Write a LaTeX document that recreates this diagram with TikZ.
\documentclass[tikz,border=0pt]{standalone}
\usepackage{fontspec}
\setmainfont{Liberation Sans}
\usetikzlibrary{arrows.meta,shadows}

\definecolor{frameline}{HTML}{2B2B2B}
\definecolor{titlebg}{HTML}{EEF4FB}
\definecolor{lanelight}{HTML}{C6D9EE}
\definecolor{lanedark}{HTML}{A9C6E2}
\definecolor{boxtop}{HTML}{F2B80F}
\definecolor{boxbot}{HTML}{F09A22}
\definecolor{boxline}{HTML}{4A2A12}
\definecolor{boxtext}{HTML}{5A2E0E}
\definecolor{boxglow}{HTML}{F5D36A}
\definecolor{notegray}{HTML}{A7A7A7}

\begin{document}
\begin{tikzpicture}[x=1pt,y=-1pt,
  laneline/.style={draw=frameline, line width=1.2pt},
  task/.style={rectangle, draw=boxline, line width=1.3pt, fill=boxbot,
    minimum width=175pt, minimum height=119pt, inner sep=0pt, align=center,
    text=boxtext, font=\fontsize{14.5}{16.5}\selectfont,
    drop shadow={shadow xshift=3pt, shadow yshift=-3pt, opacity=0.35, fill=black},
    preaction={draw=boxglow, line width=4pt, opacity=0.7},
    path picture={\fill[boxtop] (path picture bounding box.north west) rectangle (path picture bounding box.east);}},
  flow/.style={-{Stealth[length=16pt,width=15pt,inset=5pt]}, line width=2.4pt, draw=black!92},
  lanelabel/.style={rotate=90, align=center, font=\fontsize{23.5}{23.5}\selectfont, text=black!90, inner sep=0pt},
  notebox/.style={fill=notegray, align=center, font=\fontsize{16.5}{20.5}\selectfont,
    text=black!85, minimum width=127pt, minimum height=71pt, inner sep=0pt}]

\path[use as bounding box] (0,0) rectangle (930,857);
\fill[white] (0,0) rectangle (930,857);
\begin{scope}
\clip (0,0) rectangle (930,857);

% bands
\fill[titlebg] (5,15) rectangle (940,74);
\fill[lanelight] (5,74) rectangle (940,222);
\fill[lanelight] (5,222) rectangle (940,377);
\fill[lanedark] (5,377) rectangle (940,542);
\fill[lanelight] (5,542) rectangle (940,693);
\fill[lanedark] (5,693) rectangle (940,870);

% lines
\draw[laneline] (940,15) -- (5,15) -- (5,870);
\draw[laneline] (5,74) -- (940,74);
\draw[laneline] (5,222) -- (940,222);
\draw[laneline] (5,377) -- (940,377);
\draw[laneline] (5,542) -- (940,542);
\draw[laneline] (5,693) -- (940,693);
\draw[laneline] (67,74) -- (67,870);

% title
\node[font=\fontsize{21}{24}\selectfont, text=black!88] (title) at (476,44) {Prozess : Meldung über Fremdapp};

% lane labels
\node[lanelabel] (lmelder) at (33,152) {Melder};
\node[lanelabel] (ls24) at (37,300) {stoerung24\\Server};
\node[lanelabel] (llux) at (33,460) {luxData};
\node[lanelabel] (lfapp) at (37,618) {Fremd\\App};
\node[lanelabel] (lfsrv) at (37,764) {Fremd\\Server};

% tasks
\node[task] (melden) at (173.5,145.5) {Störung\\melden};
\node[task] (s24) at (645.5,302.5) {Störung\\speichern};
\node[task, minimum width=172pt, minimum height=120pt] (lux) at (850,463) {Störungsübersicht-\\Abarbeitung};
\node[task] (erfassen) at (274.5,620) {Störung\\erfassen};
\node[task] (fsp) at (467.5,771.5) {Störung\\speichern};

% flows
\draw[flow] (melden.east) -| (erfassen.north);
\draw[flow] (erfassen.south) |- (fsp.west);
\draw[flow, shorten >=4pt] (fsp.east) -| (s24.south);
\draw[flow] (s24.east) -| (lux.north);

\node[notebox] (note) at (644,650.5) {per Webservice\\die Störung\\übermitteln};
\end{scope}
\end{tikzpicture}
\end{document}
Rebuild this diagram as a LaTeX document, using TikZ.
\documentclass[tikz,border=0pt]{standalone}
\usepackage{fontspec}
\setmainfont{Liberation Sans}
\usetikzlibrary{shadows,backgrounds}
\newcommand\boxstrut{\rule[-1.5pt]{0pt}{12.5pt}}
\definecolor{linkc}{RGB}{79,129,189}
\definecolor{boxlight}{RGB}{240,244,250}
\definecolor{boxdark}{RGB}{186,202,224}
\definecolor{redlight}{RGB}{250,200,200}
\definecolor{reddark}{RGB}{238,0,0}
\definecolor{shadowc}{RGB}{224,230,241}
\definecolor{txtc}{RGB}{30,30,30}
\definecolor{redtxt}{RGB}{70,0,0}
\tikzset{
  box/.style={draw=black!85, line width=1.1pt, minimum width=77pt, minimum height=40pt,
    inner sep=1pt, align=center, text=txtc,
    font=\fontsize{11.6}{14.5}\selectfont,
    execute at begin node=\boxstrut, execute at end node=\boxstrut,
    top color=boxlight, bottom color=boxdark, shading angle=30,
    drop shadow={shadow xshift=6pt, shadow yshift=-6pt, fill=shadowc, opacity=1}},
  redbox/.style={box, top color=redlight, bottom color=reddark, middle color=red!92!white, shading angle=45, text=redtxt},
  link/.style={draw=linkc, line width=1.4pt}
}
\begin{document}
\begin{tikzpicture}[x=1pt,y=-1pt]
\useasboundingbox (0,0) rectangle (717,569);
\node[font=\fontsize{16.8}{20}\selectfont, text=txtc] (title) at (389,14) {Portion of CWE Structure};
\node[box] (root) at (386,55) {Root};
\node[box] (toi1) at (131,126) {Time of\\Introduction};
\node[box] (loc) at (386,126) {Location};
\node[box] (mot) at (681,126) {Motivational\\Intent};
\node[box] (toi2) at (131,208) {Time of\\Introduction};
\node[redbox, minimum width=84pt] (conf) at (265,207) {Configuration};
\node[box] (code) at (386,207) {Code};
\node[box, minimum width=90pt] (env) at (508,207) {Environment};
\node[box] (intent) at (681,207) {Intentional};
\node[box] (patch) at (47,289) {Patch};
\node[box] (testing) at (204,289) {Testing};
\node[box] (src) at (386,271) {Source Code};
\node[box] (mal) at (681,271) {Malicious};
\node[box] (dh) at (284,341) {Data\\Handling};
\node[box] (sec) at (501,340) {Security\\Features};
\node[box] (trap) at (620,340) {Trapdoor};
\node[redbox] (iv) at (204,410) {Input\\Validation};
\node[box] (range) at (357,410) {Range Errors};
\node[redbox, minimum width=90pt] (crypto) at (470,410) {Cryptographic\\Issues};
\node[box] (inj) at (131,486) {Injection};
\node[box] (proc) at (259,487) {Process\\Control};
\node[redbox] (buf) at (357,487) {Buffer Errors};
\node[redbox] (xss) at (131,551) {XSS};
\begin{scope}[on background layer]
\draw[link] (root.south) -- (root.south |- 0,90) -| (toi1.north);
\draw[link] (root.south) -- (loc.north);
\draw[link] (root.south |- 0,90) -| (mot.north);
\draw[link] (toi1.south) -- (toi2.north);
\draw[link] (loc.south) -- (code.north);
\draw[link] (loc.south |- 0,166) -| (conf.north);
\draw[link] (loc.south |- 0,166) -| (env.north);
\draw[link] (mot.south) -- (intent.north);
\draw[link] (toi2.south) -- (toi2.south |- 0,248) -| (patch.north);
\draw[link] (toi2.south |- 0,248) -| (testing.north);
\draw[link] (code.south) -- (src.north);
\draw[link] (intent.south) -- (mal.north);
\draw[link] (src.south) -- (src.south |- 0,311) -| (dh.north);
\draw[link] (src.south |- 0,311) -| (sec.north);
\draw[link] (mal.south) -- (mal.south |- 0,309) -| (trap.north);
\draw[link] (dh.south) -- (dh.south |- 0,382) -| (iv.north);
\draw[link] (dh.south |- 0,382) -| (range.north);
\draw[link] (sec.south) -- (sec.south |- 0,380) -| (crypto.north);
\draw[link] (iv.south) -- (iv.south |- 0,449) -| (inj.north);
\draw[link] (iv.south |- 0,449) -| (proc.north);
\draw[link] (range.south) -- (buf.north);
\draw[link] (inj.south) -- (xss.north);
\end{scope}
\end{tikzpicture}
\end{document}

○ ○ ○

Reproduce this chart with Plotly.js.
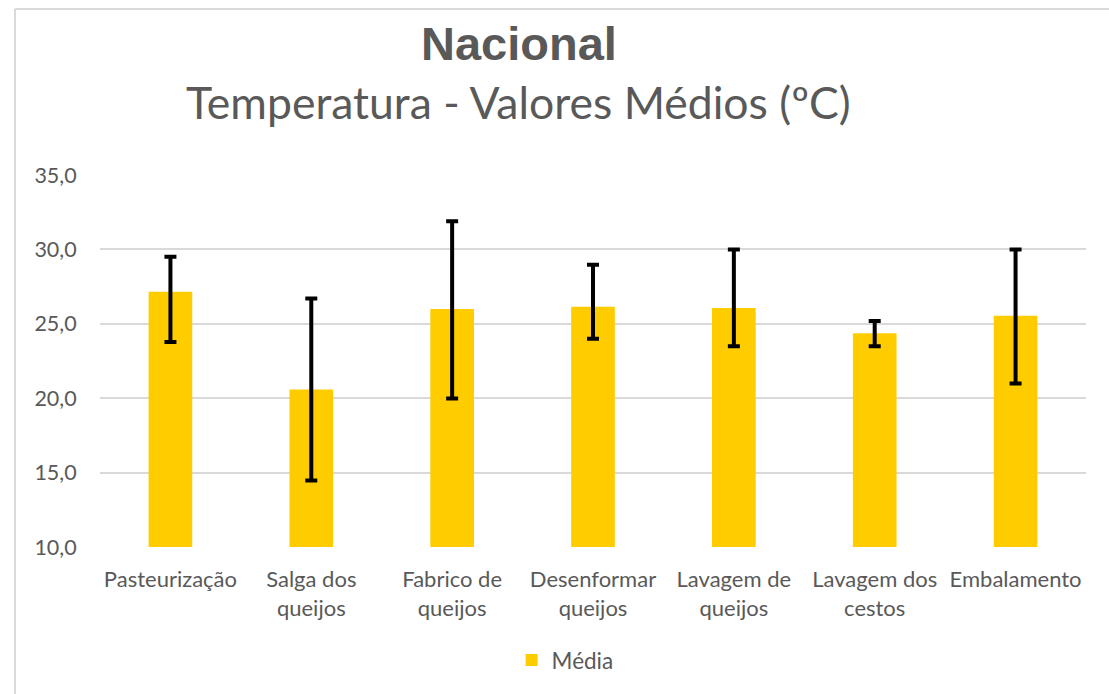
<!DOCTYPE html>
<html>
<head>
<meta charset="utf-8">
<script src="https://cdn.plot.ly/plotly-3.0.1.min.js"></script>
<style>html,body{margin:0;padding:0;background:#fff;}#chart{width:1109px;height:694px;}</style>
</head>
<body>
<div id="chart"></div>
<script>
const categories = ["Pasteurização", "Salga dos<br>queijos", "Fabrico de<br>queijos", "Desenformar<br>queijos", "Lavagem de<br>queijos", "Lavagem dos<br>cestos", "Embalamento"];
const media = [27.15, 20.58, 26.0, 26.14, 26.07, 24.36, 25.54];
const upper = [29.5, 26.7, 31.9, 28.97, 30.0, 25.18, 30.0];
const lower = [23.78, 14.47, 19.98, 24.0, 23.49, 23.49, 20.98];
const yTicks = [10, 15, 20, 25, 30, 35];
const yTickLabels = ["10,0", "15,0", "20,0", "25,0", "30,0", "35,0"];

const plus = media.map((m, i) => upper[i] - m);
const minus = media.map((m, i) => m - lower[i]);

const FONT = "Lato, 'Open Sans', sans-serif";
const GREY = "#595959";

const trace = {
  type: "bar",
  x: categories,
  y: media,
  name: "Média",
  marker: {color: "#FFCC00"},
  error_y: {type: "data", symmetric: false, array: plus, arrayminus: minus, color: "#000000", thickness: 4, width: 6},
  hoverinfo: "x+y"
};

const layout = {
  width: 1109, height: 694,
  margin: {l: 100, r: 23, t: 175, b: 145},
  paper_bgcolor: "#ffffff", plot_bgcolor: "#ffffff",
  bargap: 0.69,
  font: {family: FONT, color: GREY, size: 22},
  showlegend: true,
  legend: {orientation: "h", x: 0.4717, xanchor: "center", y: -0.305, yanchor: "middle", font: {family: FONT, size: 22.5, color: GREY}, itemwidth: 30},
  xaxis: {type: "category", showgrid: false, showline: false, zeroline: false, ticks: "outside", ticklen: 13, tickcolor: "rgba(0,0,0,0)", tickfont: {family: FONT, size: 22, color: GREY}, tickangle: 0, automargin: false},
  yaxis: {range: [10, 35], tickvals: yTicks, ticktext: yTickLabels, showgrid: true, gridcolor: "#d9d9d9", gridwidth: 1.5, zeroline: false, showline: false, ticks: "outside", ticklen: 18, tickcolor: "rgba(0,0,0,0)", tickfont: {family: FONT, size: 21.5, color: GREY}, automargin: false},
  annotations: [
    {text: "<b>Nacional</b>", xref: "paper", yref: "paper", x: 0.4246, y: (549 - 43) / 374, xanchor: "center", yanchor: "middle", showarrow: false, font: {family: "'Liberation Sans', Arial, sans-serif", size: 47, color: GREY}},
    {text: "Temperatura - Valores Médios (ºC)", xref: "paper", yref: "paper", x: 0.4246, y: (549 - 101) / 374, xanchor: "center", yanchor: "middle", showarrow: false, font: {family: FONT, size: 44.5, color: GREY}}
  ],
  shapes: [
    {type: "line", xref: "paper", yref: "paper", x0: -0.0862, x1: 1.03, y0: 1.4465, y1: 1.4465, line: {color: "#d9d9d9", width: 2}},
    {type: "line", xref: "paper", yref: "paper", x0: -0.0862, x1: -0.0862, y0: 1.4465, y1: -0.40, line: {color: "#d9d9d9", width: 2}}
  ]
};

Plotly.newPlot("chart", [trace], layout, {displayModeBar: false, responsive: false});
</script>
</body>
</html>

○ ○ ○

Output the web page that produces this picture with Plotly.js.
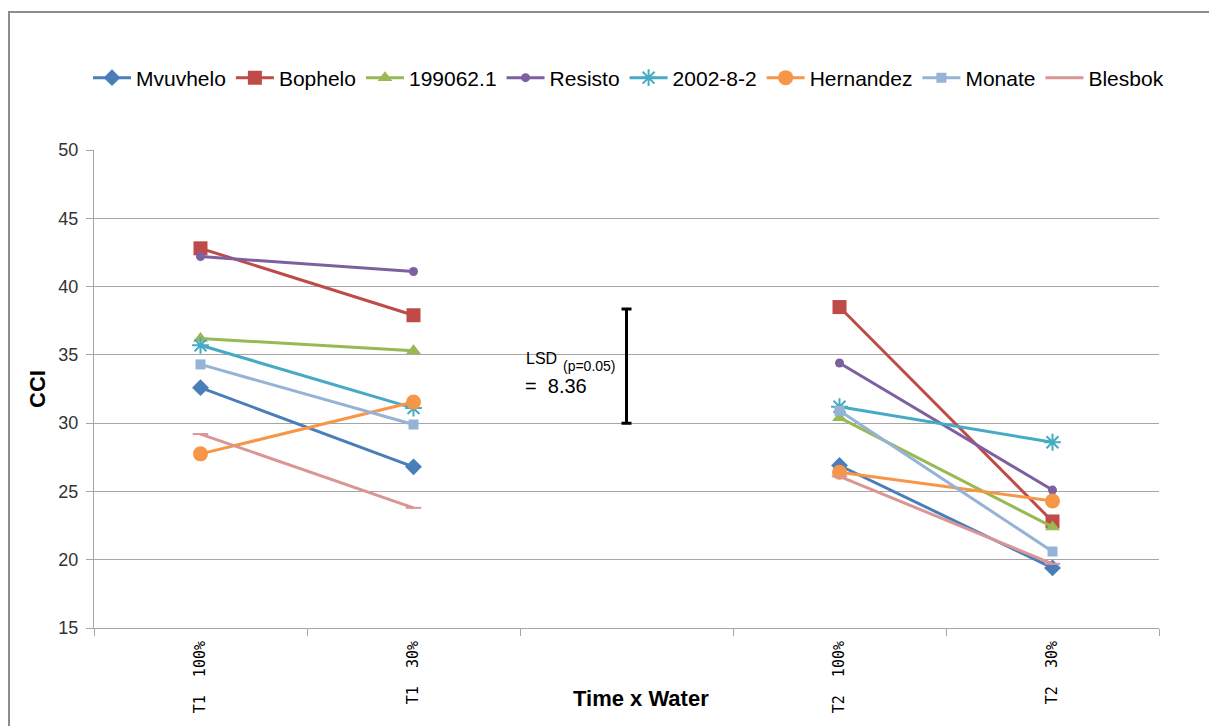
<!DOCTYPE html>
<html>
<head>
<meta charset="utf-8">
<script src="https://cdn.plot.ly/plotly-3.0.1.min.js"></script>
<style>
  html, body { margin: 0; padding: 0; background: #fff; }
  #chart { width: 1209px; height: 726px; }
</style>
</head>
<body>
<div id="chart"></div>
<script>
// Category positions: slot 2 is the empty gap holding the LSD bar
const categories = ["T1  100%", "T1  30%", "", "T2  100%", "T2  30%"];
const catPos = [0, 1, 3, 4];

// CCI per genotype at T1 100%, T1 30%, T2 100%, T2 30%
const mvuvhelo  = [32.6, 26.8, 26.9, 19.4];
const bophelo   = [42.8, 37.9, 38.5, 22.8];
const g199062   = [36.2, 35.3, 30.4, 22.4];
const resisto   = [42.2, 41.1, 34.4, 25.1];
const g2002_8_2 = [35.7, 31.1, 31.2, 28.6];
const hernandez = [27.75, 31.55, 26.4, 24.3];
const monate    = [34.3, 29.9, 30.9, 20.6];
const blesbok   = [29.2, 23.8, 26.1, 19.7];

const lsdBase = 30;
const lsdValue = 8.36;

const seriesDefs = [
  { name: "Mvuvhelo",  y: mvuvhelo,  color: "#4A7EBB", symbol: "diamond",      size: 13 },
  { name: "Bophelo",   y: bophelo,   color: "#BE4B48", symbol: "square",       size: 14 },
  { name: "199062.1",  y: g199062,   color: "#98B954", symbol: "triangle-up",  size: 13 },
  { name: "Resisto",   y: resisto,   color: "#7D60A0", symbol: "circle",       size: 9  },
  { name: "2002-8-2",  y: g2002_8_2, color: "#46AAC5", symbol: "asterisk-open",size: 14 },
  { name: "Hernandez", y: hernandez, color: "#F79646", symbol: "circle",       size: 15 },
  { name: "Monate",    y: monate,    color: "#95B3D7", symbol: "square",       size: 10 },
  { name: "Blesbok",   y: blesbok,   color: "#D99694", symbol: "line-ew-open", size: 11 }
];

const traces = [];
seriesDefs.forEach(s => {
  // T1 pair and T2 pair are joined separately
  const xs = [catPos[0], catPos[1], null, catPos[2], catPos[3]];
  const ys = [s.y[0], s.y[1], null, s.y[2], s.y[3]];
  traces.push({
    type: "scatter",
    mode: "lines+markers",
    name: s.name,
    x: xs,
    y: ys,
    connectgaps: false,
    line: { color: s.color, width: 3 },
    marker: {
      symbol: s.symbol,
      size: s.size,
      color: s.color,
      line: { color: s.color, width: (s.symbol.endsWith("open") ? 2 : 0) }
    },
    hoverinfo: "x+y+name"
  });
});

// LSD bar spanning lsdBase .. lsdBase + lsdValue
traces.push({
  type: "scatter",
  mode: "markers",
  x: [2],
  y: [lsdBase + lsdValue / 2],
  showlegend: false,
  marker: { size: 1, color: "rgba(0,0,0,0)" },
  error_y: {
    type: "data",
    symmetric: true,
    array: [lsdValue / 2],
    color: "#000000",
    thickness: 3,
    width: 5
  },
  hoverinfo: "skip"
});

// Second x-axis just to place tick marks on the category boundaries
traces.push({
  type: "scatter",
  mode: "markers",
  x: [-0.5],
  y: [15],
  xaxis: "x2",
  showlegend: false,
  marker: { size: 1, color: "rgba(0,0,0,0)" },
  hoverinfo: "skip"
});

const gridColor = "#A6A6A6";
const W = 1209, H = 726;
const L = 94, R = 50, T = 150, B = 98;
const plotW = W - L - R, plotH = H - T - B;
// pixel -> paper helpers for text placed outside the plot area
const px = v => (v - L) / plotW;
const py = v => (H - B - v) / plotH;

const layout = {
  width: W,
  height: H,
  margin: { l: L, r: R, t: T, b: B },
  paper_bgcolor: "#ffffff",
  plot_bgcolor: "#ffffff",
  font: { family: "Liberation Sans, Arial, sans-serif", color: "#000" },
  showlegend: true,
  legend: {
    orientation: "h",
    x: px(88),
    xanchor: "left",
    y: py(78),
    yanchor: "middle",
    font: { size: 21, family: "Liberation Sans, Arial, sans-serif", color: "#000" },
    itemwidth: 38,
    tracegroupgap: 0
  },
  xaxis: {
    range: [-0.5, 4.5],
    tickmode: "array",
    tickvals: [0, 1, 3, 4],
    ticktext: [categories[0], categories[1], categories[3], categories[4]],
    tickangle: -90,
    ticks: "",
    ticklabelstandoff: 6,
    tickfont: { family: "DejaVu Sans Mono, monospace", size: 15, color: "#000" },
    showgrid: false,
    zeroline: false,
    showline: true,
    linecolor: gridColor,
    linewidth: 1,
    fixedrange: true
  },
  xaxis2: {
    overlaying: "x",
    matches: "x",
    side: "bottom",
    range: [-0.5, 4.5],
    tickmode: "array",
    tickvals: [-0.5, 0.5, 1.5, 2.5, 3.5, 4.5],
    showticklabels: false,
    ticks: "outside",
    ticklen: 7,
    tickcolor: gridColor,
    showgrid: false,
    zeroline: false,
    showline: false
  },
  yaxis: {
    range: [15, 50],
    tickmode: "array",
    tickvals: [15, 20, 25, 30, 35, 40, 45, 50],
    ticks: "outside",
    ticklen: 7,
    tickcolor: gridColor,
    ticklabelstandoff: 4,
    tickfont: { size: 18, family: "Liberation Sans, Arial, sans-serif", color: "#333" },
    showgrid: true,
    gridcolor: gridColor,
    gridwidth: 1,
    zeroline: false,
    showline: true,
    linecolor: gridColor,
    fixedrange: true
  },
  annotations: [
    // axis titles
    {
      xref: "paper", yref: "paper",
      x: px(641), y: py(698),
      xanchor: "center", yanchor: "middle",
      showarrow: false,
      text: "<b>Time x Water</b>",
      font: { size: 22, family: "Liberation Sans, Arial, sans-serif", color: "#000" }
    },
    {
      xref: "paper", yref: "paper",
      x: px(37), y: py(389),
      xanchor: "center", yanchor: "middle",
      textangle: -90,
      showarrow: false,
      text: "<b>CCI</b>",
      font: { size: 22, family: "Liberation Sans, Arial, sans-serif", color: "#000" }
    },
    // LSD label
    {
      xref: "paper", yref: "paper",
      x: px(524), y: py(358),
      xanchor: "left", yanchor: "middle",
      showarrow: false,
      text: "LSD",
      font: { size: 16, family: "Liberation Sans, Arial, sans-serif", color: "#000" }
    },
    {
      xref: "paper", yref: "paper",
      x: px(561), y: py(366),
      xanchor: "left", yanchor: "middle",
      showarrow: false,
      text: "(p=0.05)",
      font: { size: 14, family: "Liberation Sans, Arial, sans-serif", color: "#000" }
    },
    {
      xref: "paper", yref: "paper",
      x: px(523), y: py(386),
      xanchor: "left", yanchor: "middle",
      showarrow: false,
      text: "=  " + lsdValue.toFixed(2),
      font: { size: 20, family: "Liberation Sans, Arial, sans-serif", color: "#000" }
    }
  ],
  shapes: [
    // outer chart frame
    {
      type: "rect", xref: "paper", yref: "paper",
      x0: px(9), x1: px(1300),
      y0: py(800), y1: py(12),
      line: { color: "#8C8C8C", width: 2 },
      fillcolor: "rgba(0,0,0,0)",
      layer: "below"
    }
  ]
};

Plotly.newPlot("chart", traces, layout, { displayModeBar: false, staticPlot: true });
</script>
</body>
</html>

○ ○ ○

PROBLEM TO WORK ON
Using the records above, list each line that includes "diagram".

PROBLEM SOLUTION
Write a LaTeX document that recreates this diagram with TikZ.
Rebuild this diagram as a LaTeX document, using TikZ.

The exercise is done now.